Oct 4, 2012
Louis Vuitton checks in for spring, closes Paris shows
Oct 4, 2012
PARIS, Oct 03, 2012 (AFP) - Two by two, Louis Vuitton's models glided down a row of elevators onto a giant checked runway, as the luxury house headlined the last day of Paris Fashion Week on Wednesday with a look fed by conceptual art.
For his spring-summer line, unveiled in the courtyard of the Louvre, the house's New Yorker designer Jacobs cited as inspiration Daniel Buren, a French contemporary artist who helped him created the set for the show.
The graphic aesthetic marked a clean break with the French house's recent lyrical outings, which have featured a life-sized train or a twirling carousel.
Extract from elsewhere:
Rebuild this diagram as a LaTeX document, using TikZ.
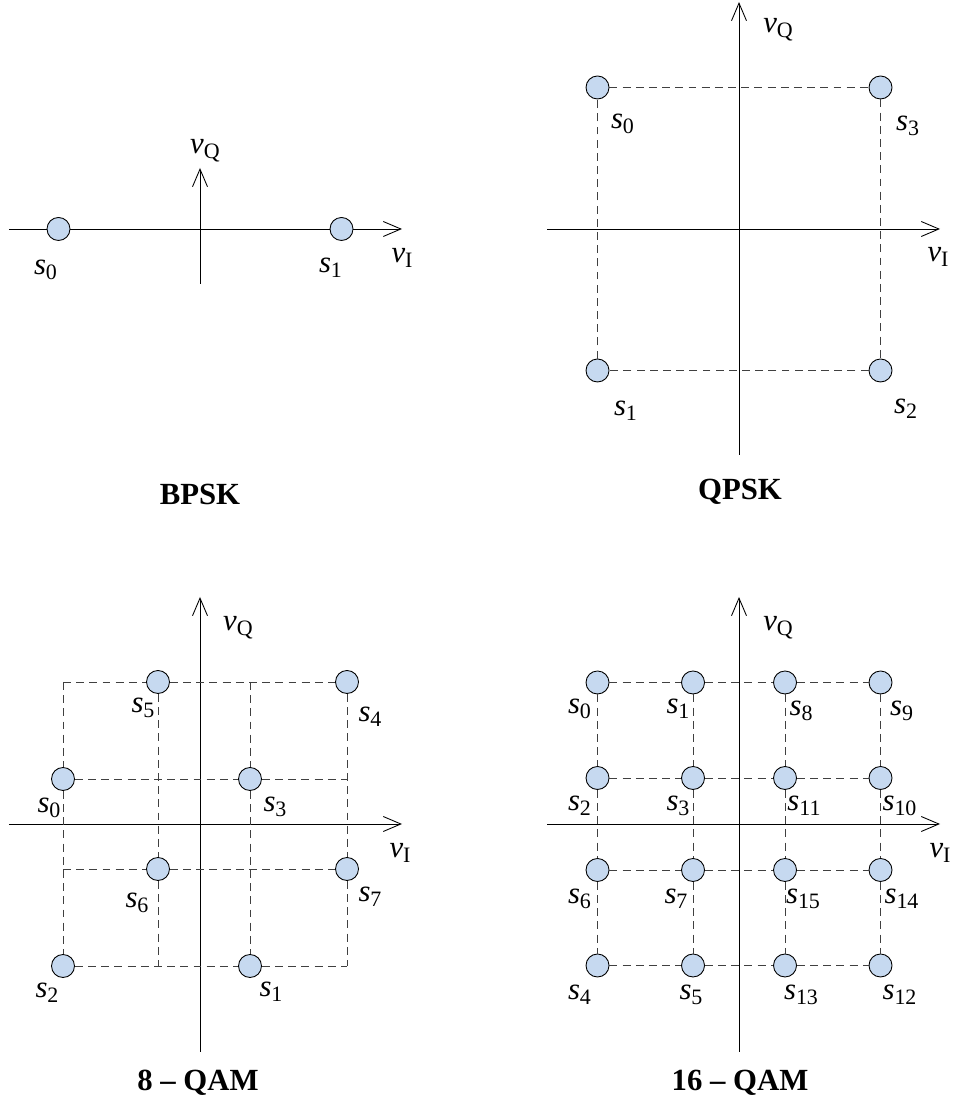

"After the romance of the train and storytelling, this felt like something that was very powerful without really having a story," said Jacobs.
Checks defined the look -- both a reference to Buren's work and to the Louis Vuitton damier motif, which the firm trademarked as a signature pattern in 1888.
Buren is best known for a group of 260 columns set on a black-and-white grid in the Palais Royal gardens, a stone's throw from the Louvre.
In sartorial terms, this translated into linear silhouettes cut at three levels: short, mid-calf or long: "It's very straight and the only curve is the sleeve and that's that," said Jacobs.
Models floated in pairs down the escalators onto a white and yellow grid, in matching suits and dresses of black, moss green, lemon yellow or maroon, but with a varying cut and pattern: large or small checks, long or short.
"It's a moving pattern, it's a rhythm and a pattern and it's a mathematical equation," summed up Jacobs.
After the checks came an abstract Japanese-inspired foliage motif, and for evening time, dresses and suits with shimmering with thousands of tiny sequins -- the smallest ever produced according to Jacobs.
"They all upped their game this time"
Vuitton's was the last major show of the nine-day Paris fashion collections, themselves considered the creative high point of the style marathon that passes twice a year through New York, London and Milan.
This year's shows were dominated by a twin debut -- that of the Belgian Raf Simons as Dior's new ready-to-wear designer, and of Hedi Slimane at the house of Yves Saint Laurent.
Did they deliver on their promise? Yes, is the short answer based on the fashionista buzz and influential show reviews, with Dior coming out a hair's breadth ahead.
"A triumph of 20th-century modernism" was how the New York Times' Suzy Menkes described Simons' reworking of Dior's silhouette while the fashion trade bible Women's Wear Daily called the collection "dazzling".
As for Slimane, while the Saint Laurent old guard, including the late designer's former partner Pierre Berge, were ecstatic about his rock 'n' roll revival of the house DNA, the reviews were more circumspect.
"Perhaps Mr Slimane can use the YSL codes next season to move forward from homage to something more dynamic," summed up Menkes.
But observers agreed the buzz surrounding Dior and YSL had a knock-on effect on the runways.
"I'm sure all the designers are very tuned in and probably excited and apprehensive about what's coming," Linda Fargo, senior vice president of fashion at Bergdorf Goodman, the New York luxury department store, told AFP.
"On the other hand it causes everyone to up their game, and that's good for everyone.
"Paris has been really exciting, we've seen some unexpected things," she said, like the American Rick Owens working "in clouds and airiness" or Gareth Pugh who "played with romanticism versus his more armoured, edgy pieces".
Jean-Jacques Picart, a top French luxury industry consultant, also detected a Raf and Hedi effect.
"On the whole everyone gave the best of themselves, either confirming what they usually do, or evolving, like Givenchy which was more couture, lighter."
"Celine brought a little more softness, there were nice surprises at Roland Mouret, a confident collection at Kenzo from the Opening Ceremony duo."
Picart also singled out "a great ease" at Balenciaga, and "the irony of Alber Elbaz's show for Lanvin" -- whose tuxedo theme was a sly nod at the commotion surrounding Saint Laurent, master of the woman's smoking.